▸ Exercise
Repeat exactly the lines of the entries below from the one with "Rebuild this chart" through the one with "return [t, v[i]];", both ends included, and nothing else.
++++ Source records ++++
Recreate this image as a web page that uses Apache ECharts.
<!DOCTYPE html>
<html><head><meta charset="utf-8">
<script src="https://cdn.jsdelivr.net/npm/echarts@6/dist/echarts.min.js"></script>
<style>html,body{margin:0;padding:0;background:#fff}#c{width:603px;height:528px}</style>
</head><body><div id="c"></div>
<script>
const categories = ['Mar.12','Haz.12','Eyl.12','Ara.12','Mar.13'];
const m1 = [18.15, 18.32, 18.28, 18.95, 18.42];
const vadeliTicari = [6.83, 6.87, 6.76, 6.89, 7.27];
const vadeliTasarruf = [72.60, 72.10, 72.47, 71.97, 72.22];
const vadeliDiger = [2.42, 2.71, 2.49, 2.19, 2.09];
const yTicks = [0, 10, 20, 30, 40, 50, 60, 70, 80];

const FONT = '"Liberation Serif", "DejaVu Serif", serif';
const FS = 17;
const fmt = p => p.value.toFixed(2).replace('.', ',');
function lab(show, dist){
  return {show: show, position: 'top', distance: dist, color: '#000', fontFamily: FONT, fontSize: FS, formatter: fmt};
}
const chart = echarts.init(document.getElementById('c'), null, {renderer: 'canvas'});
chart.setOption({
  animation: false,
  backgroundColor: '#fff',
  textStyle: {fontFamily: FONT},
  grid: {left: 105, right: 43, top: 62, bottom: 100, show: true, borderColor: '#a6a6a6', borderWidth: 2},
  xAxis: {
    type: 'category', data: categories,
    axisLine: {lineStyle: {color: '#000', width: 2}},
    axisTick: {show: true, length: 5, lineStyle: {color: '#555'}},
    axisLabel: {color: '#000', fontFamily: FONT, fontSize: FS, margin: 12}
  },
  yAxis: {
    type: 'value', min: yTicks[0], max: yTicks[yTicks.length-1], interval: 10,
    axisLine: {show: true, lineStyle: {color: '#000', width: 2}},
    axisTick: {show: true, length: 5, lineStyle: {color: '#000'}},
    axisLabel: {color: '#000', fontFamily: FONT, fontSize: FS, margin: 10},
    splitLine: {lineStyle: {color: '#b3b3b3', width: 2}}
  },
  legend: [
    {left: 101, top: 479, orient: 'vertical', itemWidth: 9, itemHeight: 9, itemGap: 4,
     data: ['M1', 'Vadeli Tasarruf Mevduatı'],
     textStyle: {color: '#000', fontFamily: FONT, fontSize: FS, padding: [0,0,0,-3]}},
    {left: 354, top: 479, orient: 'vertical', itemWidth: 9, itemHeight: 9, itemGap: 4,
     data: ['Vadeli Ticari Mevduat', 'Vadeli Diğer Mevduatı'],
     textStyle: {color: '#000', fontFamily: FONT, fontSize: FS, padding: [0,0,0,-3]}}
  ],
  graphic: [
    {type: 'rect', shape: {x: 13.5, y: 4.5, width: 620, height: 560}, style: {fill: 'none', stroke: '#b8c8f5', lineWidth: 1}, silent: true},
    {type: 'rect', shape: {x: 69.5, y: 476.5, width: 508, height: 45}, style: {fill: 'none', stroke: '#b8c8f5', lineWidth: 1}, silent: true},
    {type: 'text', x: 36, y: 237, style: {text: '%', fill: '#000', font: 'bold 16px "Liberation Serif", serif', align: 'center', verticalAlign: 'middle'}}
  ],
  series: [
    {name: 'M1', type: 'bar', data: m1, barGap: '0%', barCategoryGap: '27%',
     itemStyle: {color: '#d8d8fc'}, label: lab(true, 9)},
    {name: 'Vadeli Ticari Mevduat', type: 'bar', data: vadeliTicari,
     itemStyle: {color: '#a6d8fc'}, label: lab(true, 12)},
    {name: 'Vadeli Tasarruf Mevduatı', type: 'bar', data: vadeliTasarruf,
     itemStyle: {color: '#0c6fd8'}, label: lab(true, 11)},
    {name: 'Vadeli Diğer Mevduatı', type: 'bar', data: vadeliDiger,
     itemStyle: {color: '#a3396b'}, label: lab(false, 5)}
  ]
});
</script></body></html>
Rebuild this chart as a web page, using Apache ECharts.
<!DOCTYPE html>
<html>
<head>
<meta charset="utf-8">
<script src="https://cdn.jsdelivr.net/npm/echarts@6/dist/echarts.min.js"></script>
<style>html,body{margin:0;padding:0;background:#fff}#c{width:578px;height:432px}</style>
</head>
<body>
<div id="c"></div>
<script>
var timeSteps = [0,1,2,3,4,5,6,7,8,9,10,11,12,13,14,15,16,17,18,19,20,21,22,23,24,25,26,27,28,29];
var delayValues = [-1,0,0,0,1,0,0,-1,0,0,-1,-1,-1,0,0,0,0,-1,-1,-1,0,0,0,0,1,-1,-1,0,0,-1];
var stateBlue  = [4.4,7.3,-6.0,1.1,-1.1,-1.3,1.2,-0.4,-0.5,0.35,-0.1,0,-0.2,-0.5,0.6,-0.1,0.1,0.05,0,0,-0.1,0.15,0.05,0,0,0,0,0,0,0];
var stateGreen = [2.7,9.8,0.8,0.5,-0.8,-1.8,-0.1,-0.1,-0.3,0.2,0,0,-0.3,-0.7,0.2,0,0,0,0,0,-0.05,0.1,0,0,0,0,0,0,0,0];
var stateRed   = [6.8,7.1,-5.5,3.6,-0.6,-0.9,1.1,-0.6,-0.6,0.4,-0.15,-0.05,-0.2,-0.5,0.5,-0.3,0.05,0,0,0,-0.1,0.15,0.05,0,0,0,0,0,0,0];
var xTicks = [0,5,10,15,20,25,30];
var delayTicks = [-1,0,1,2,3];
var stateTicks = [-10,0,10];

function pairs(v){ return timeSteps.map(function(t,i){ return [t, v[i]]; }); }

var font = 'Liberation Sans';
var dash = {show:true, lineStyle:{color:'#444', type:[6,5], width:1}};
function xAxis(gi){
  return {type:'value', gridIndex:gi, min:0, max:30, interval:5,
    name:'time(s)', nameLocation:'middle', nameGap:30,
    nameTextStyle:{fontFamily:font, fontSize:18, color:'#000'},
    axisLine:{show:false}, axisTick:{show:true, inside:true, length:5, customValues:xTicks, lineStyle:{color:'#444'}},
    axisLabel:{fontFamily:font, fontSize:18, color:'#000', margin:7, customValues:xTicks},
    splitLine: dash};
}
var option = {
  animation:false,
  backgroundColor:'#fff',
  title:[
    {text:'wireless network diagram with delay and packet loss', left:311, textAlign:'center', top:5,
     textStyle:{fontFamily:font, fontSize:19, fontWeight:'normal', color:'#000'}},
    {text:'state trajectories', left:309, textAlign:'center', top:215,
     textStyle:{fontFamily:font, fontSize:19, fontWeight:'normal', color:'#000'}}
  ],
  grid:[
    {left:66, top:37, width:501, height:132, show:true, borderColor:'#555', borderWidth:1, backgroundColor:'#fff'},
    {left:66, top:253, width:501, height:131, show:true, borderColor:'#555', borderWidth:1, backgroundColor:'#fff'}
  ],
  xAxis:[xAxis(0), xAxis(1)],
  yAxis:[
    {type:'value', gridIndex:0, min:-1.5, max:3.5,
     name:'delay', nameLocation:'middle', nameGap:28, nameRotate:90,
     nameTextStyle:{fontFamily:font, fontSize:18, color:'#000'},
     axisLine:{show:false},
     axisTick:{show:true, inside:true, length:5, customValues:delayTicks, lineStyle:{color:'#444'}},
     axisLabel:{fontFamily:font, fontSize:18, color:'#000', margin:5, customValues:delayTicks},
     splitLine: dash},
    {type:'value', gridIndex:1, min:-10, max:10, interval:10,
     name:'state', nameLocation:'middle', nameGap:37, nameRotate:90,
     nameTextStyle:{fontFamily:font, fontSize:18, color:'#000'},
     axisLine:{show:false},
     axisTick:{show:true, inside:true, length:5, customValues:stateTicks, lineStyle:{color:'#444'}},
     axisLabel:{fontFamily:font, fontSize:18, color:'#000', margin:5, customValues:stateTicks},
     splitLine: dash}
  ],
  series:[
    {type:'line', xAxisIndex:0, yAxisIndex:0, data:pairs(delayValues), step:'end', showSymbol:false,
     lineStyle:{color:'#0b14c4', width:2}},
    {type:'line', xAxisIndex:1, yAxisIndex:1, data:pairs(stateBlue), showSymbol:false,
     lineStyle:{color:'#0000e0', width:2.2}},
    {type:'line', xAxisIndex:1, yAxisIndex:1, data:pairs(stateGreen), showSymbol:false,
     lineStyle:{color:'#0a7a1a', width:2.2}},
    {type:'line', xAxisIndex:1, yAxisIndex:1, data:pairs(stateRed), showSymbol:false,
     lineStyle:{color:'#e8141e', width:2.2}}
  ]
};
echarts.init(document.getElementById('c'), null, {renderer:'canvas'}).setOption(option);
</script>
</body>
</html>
++++
▸ Solved problem
Rebuild this chart as a web page, using Apache ECharts.
<!DOCTYPE html>
<html>
<head>
<meta charset="utf-8">
<script src="https://cdn.jsdelivr.net/npm/echarts@6/dist/echarts.min.js"></script>
<style>html,body{margin:0;padding:0;background:#fff}#c{width:578px;height:432px}</style>
</head>
<body>
<div id="c"></div>
<script>
var timeSteps = [0,1,2,3,4,5,6,7,8,9,10,11,12,13,14,15,16,17,18,19,20,21,22,23,24,25,26,27,28,29];
var delayValues = [-1,0,0,0,1,0,0,-1,0,0,-1,-1,-1,0,0,0,0,-1,-1,-1,0,0,0,0,1,-1,-1,0,0,-1];
var stateBlue  = [4.4,7.3,-6.0,1.1,-1.1,-1.3,1.2,-0.4,-0.5,0.35,-0.1,0,-0.2,-0.5,0.6,-0.1,0.1,0.05,0,0,-0.1,0.15,0.05,0,0,0,0,0,0,0];
var stateGreen = [2.7,9.8,0.8,0.5,-0.8,-1.8,-0.1,-0.1,-0.3,0.2,0,0,-0.3,-0.7,0.2,0,0,0,0,0,-0.05,0.1,0,0,0,0,0,0,0,0];
var stateRed   = [6.8,7.1,-5.5,3.6,-0.6,-0.9,1.1,-0.6,-0.6,0.4,-0.15,-0.05,-0.2,-0.5,0.5,-0.3,0.05,0,0,0,-0.1,0.15,0.05,0,0,0,0,0,0,0];
var xTicks = [0,5,10,15,20,25,30];
var delayTicks = [-1,0,1,2,3];
var stateTicks = [-10,0,10];

function pairs(v){ return timeSteps.map(function(t,i){ return [t, v[i]]; }); }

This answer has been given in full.